===== Dataset
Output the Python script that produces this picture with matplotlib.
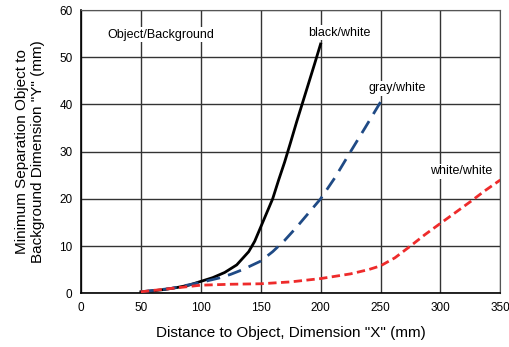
import matplotlib.pyplot as plt

plt.rcParams['font.family'] = ['Liberation Sans', 'DejaVu Sans']

# data
x_black = [50, 60, 70, 80, 90, 100, 110, 120, 130, 140, 145, 150, 155, 160,
           165, 170, 175, 180, 185, 190, 195, 200]
y_black = [0.3, 0.5, 0.8, 1.2, 1.7, 2.5, 3.3, 4.4, 6.0, 8.8, 11, 14, 17, 20,
           24, 27.8, 32, 36.3, 40.4, 44.5, 48.6, 52.8]

x_gray = [50, 75, 100, 115, 125, 135, 150, 160, 170, 180, 190, 200, 212, 225, 237, 250]
y_gray = [0.3, 1.0, 2.3, 3.2, 4.0, 5.0, 6.8, 8.8, 11.2, 14, 17, 20, 24.5, 30, 35, 40.5]

x_white = [50, 75, 100, 125, 150, 175, 200, 225, 240, 250, 262, 275, 287, 300,
           312, 325, 337, 350]
y_white = [0.3, 1.0, 1.7, 1.9, 2.0, 2.4, 3.1, 4.1, 5.0, 5.8, 7.5, 10, 12.4, 14.8,
           17, 19.4, 21.7, 24]

x_ticks = [0, 50, 100, 150, 200, 250, 300, 350]
y_ticks = [0, 10, 20, 30, 40, 50, 60]

fig = plt.figure(figsize=(5.09, 3.47), dpi=100)
ax = fig.add_axes([0.159, 0.155, 0.824, 0.816])

ax.plot(x_black, y_black, color="black", linewidth=2, zorder=3)
ax.plot(x_gray, y_gray, color="#1f4a85", linewidth=2, linestyle=(0, (5, 3)), zorder=3)
ax.plot(x_white, y_white, color="#ee2b2b", linewidth=2, linestyle=(0, (3, 1.6)), zorder=3)

ax.set_xlim(0, 350)
ax.set_ylim(0, 60)
ax.set_xticks(x_ticks)
ax.set_yticks(y_ticks)
ax.tick_params(length=0, labelsize=8.5, pad=6)
ax.grid(True, color="#333333", linewidth=1)
ax.set_axisbelow(True)
for s in ["top", "right"]:
    ax.spines[s].set_color("#555555")
ax.spines["left"].set_linewidth(1.2)
ax.spines["bottom"].set_linewidth(1.2)

box = dict(facecolor="white", edgecolor="none", pad=1)
ax.text(67, 54.8, "Object/Background", fontsize=9, ha="center", va="center", bbox=box, zorder=4)
ax.text(216, 55.2, "black/white", fontsize=9, ha="center", va="center", bbox=box, zorder=4)
ax.text(264, 43.4, "gray/white", fontsize=9, ha="center", va="center", bbox=box, zorder=4)
ax.text(317, 25.8, "white/white", fontsize=9, ha="center", va="center", bbox=box, zorder=4)

ax.set_xlabel('Distance to Object, Dimension "X" (mm)', fontsize=11, labelpad=9)
ax.set_ylabel('Minimum Separation Object to\nBackground Dimension "Y" (mm)', fontsize=11, labelpad=10)

fig.savefig("out.png", dpi=100)
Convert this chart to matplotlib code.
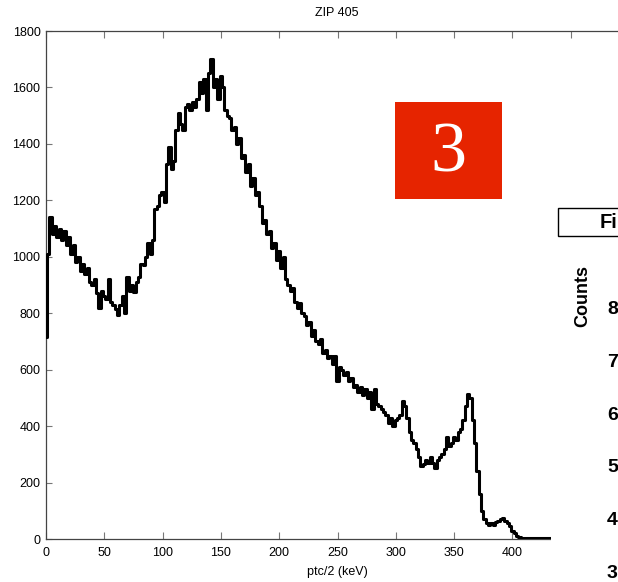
==========
To do: The images in the entries above should be left out; please reproduce exactly the lines from the first through the one containing "plt.rcParams['font.family'] = ['Liberation".

The output:
Output the Python script that produces this picture with matplotlib.
import matplotlib.pyplot as plt

plt.rcParams['font.family'] = ['Liberation Sans', 'DejaVu Sans']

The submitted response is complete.